**Task to complete**. Search the material for the string "code", then return every line where it is found.

**Data provided**.

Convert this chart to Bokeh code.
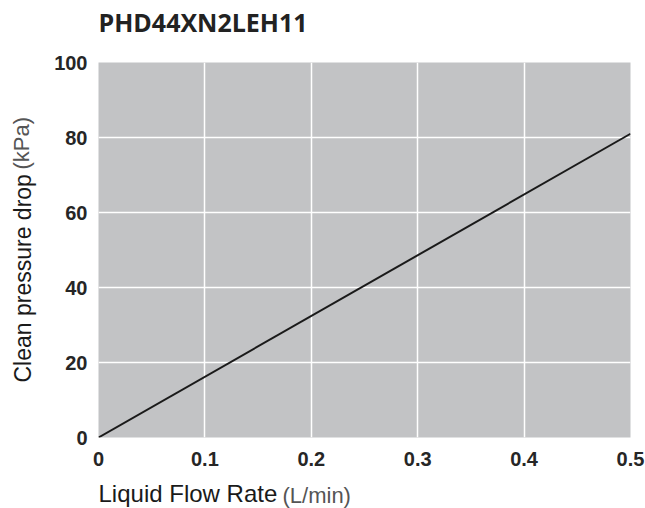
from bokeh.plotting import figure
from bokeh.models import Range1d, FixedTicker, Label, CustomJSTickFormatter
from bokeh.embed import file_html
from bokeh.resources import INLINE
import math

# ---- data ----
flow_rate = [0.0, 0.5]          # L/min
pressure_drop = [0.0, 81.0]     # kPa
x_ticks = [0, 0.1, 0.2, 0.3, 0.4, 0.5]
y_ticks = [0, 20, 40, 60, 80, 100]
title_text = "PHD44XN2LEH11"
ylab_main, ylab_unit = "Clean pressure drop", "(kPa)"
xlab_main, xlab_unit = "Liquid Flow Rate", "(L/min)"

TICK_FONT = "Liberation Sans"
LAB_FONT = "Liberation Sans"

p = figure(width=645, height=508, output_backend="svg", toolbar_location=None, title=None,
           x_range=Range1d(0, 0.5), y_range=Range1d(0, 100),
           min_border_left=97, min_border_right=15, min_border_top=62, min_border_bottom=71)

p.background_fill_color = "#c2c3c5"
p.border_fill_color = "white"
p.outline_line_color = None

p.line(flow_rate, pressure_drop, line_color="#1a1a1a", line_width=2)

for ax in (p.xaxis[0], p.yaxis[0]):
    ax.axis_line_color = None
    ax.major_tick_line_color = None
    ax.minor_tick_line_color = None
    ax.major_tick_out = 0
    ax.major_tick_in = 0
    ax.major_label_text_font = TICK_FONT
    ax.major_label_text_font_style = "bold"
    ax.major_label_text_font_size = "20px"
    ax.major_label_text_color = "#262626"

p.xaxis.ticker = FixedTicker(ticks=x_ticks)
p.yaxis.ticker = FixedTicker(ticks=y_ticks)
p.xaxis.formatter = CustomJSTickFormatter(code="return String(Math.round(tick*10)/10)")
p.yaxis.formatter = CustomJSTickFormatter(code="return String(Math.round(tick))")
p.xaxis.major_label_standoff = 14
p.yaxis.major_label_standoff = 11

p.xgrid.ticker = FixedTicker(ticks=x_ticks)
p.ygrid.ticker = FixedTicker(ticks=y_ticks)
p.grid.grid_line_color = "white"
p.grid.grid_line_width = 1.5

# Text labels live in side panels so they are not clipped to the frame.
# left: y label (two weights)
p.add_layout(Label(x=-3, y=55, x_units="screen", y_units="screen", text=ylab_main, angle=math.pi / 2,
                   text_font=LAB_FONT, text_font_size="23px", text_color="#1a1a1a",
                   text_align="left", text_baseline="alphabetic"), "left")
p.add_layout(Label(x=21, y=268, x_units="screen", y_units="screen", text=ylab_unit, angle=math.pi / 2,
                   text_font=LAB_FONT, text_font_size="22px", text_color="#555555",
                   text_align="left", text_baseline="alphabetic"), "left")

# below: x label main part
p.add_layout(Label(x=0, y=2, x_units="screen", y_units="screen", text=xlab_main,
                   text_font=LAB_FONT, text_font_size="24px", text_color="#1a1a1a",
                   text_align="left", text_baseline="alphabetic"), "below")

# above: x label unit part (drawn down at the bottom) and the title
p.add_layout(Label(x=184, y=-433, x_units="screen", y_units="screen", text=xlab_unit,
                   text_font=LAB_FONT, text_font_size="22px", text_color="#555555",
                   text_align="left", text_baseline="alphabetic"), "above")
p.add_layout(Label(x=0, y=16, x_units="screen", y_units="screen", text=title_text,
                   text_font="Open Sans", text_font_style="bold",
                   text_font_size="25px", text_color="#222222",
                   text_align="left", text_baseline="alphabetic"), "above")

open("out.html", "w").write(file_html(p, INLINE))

**Full output**.
Convert this chart to Bokeh code.
p.xaxis.formatter = CustomJSTickFormatter(code="return String(Math.round(tick*10)/10)")
p.yaxis.formatter = CustomJSTickFormatter(code="return String(Math.round(tick))")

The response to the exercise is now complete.